I thought I’d make a quick post here to update some of my thoughts on the markets. Here’s the S&P 500:

-

Most major world markets and US indexes look more or less like the above. Every one has rolled over since mid-October, and some made their highs several weeks before that. Based on measures of breadth and volume, this has been a strong and broad decline over the last two weeks. Fear has returned in pretty good measure, as witnessed by a 50% jump in the VIX and a breakout from its downward trend. Oil and precious metals fell, and the dollar broke its own downtrend, though it still needs another boost to confirm the move.

I was positioned very short equities, oil, metals and long the dollar, but over the last couple of days I’ve been tightening stops, closing positions and hedging the remainder.
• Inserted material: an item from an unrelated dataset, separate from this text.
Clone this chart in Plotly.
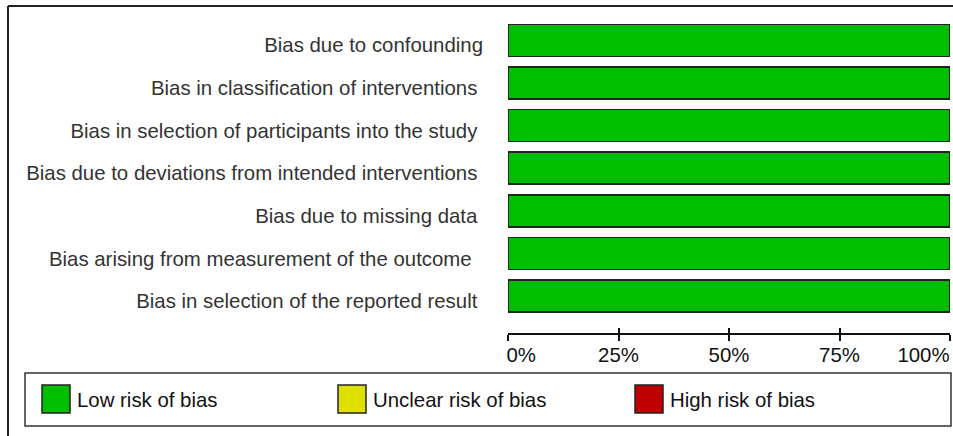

I believe we’ve seen the start of a major trend change, but for the next few days I would not be surprised by a minor stock rally. If one develops, I’d expect weak breadth and plenty of divergences if the primary uptrend has indeed been broken. That could be an excellent entry for short positions.

Tops are generally rounded affairs, though occassionaly declines from peaks will morph into waterfalls just when you’d expect them to ease up. We definitely have that potential here, and I will be expecting some fireworks on the other side of any little rally. It is entirely possible that the March lows could be revisited early in the new year, if a decline matches the aftermath of the 1930 and 1937 rallies.